JAKARTA, iNewsMadiun.id - Ada fakta mengejutkan tentang mahasiswa Indonesia yang dapat beasiswa belajar di luar negeri. Sedikitnya 1.000 mahasiswa asal Indonesia yang berusia 25 sampai 35 tahun pindah kewarganegaraan. Mereka pindah ke Singapura karena berbagai alasan seperti kesempatan bekerja, infrastruktur, dan pendidikan yang lebih baik.
Dirjen Imigrasi Indonesia, Silmy Karim mengatakan kepada BBC News seperti dilansir Okezone.com, bahwa 1.000 orang tersebut tidak hanya terdiri dari mahasiswa tapi “orang-orang yang memiliki keahlian khusus; talenta-talenta baik.” Data 1.000 WNI per tahun itu berasal dari tahun 2019-2022.
"Sejumlah WNI ke Singapura karena ingin mendapatkan kesempatan dan kehidupan yang lebih baik adalah wajar. Namun jumlahnya yang cukup banyak, serta fakta kebanyakan dari mereka sedang di usia produktif, patut menjadi “alarm” akan kemungkinan pelarian modal manusia atau brain drain di Indonesia," katanya.
Istilah tersebut merujuk pada perpindahan orang-orang pintar dan terdidik ke luar negeri sehingga negara asalnya kehilangan “otak” yang terampil. “Ini fenomenanya kan yang pindah itu adalah orang-orang produktif memiliki keahlian, expertise, dan talenta-talenta baik ini kan merupakan aset. Bagaimana kita menjaga mereka supaya ada di Indonesia? Itu kan menjadi PR bersama,” ujarnya.
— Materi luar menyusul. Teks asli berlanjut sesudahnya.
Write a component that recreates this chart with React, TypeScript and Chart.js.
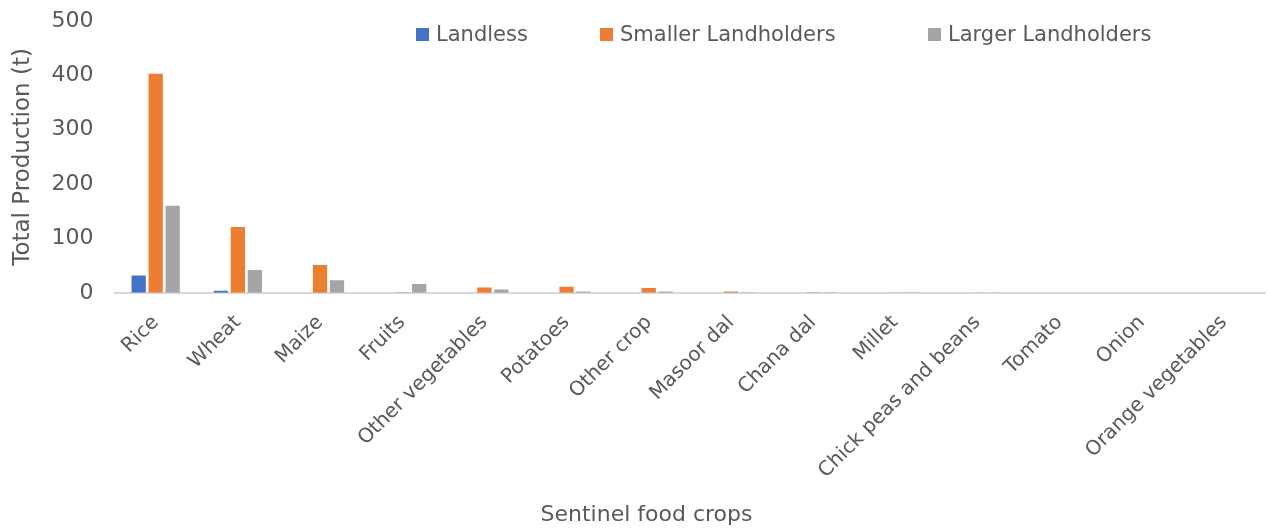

Dia memperkirakan angka 1.000 WNI per tahun itu juga mencakup para pengusaha dan warga lanjut usia (lansia) yang memutuskan untuk tinggal di Singapura setelah pandemi Covid-19. Menurut dia, banyak WNI lansia terutama merasa lebih nyaman tinggal di Singapura karena sistem kesehatan dan lingkungan yang lebih baik.
Salah satu warga Indonesia yang pindah kewarganegaraan adalah Septian Hartono (38). Dia mengaku mempertimbangkan selama 15 tahun untuk pulang ke Indonesia tetapi akhirnya memutuskan untuk tinggal karena “alasan pragmatis”. Karier menjadi salah satu faktor yang menentukan. Septian bekerja sebagai teknisi kesehatan di rumah sakit umum terbesar di Singapura.
Dia merasa apa yang dikerjakan sekarang belum ada di Indonesia — atau kalaupun ada, levelnya tidak sama seperti di Singapura. Faktor lainnya ialah standar hidup di Singapura yang dinilai lebih baik dari Indonesia, yang menurut Septian itu berkat fasilitas publiknya.
Septian mendapatkan beasiswa untuk kuliah S1 di Nanyang Technological University setelah lulus SMA di Jakarta pada 2003. Sebagai penerima beasiswa, Septian diwajibkan bekerja di perusahaan Singapura selama tiga tahun. Jika ditotal, Septian tinggal di Singapura selama tujuh tahun sebelum menyandang status permanent resident (PR).
Septian lantas menikah dengan seorang perempuan asal Indonesia yang juga mendapat beasiswa di NTU. Keduanya dikaruniai anak, lalu mereka memutuskan untuk tinggal dalam jangka panjang di Singapura. “Setelah itu, make sense kalau kita convert (pindah kewarganegaraan),” katanya kepada BBC News Indonesia.